There are challenges in archiving “digitally born” or native electronic documents, just as there are challenges in archiving paper and captured paper documents. With respect to records management and archiving of electronic files, a naïve approach would simply retain all such documents in their native electronic format and import them into the company’s record management system. This method, although simple to implement, is risky and not consistent with best practices in document archiving and records management (as suggested by NARA and ARMA).
Electronic Document Archives Preserved in their Original Format
There are serious problems that result when keeping corporate documents in their native electronic format. These problems include:
- Viewing corporate documents, if there is no policy of converting to a standardized file format, requires supporting different viewer tools.
- A given document produced in one office, such as an MS Word file generated in a company’s Mexico City office, may not display correctly in the same company’s New York office. This can easily occur as the Windows system fonts available in one office location are not necessarily the same fonts available in a 2nd location.
- There is no guarantee that the look and feel of an electronic document is consistent when generated on one machine and subsequently displayed on another.
- With changes in margins and pagination, a page reference may no longer be correct.
- For legal document retention, it is hard to show that a given original electronic file has not been modified.
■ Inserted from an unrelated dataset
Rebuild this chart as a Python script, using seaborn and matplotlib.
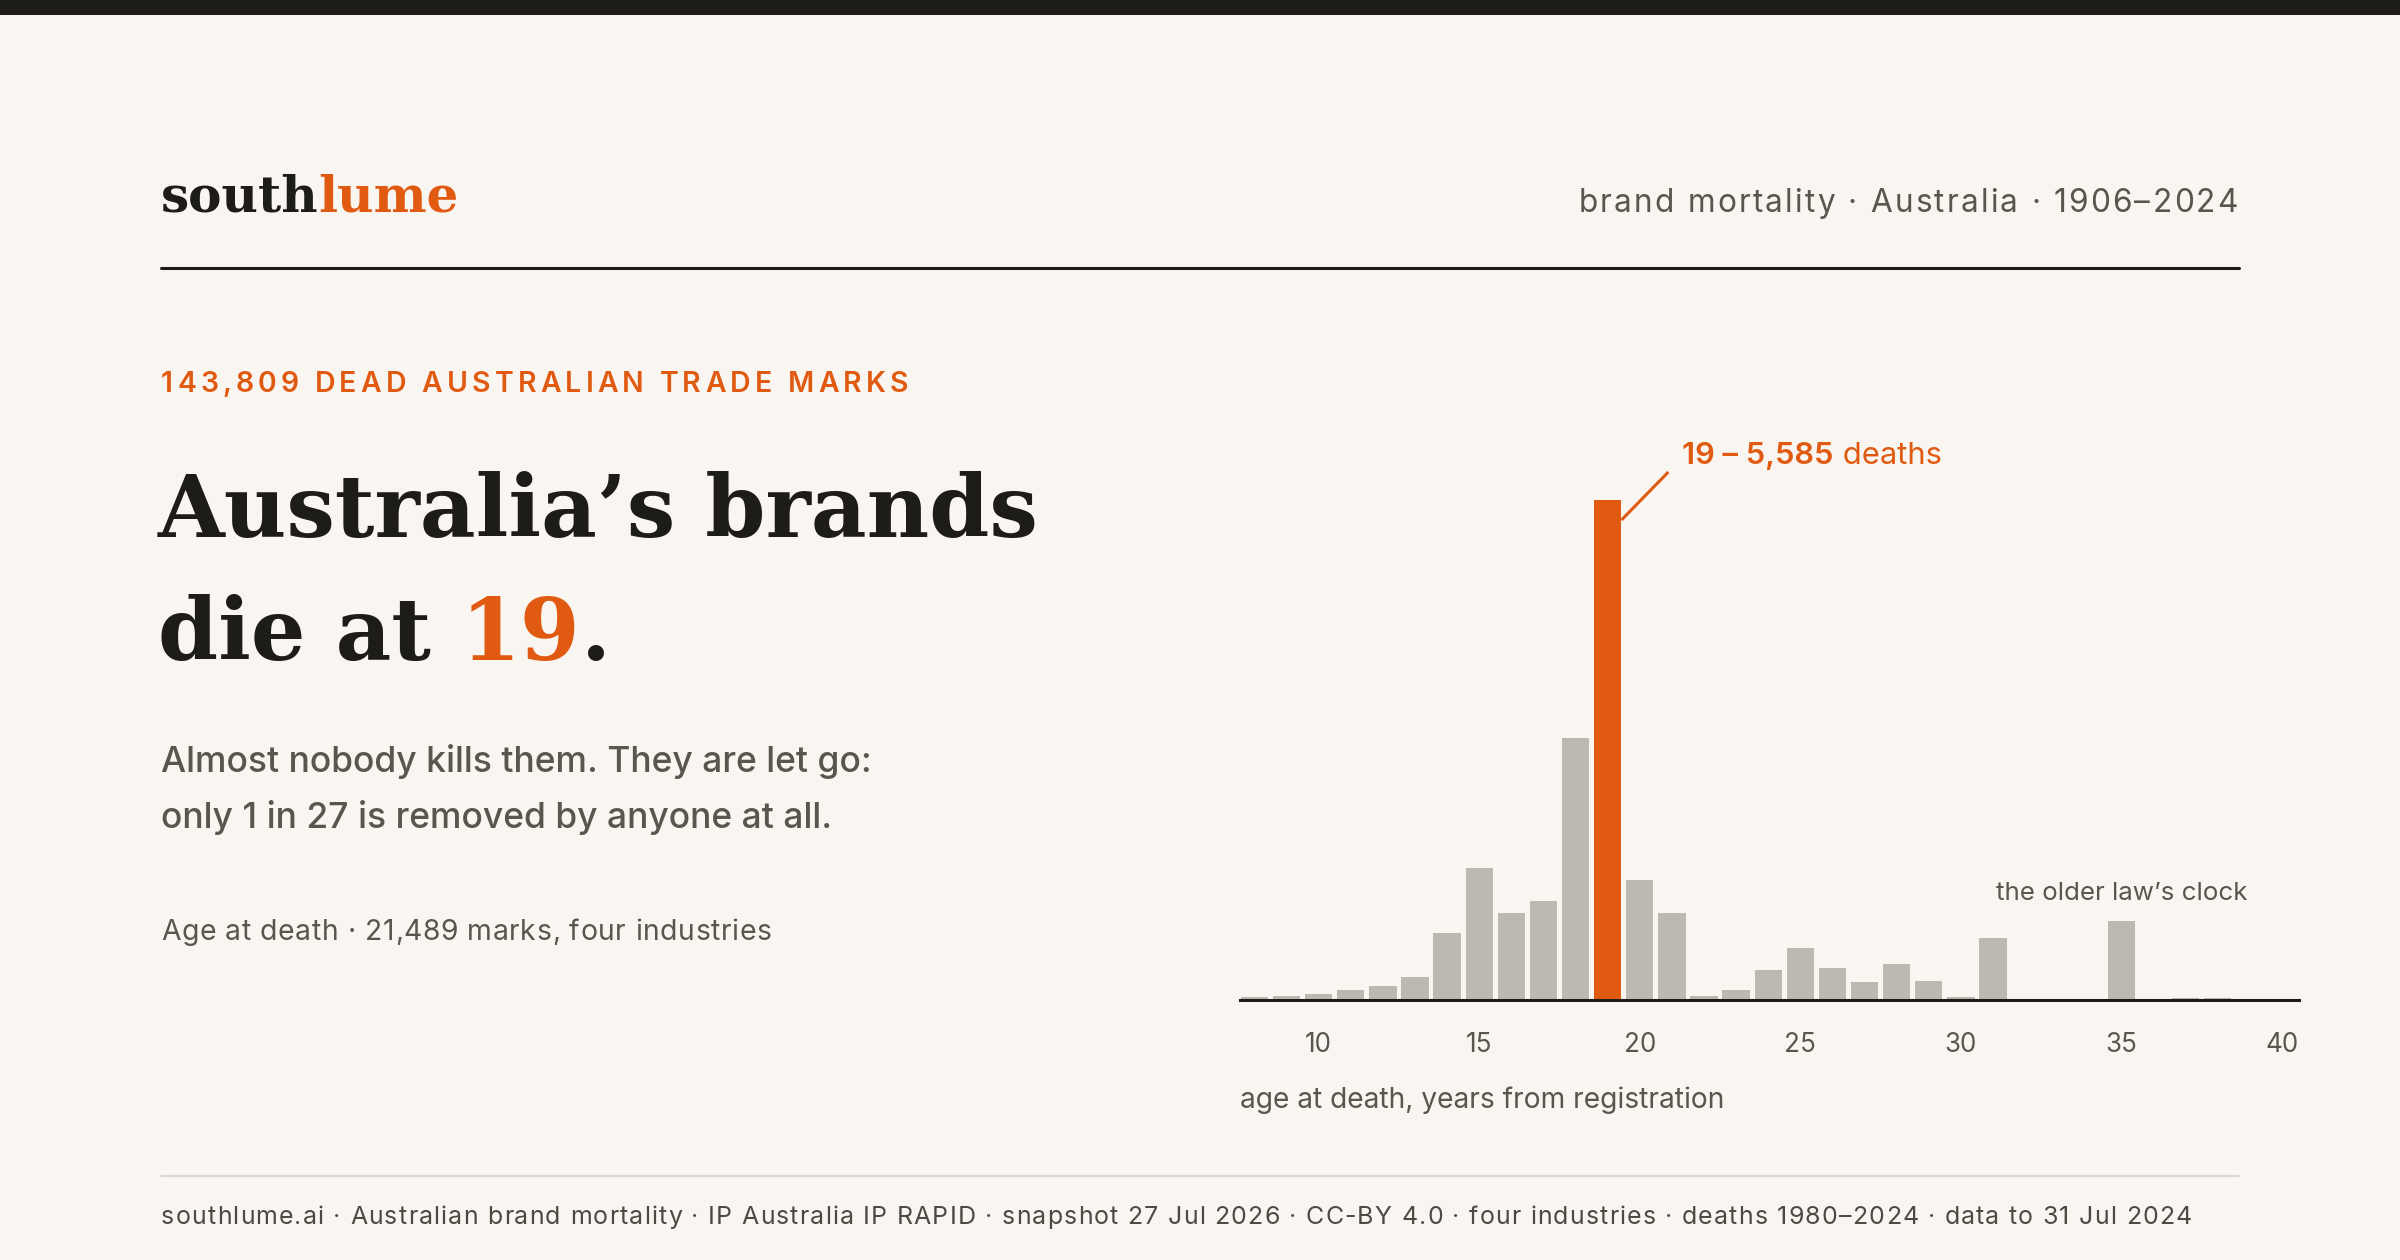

Using the PDF format, this could be established with a digital signature.
These are some of the reasons that archiving a document in its native format is usually inadequate, both from a legal and regulatory standpoint.
Electronic Documents Preserved in Image Format
There are also problems in archiving to image formats, such as TIFF or JPEG. A method that has been used extensively in the past two decades for document processing and archiving is conversion to TIFF format. This electronic imaging (aka capture) of corporate and government documents was actively used in lieu of the original files, which were put into “deep storage” or discarded, and generally replaced the need to microfiche documents.
Some of the advantages of converting documents to TIFF format are that it retains the original page layout, cannot be easily modified, and can be widely viewed and printed. For this reason, TIFF is still heavily used as a document archiving format within many organizations despite some serious limitations.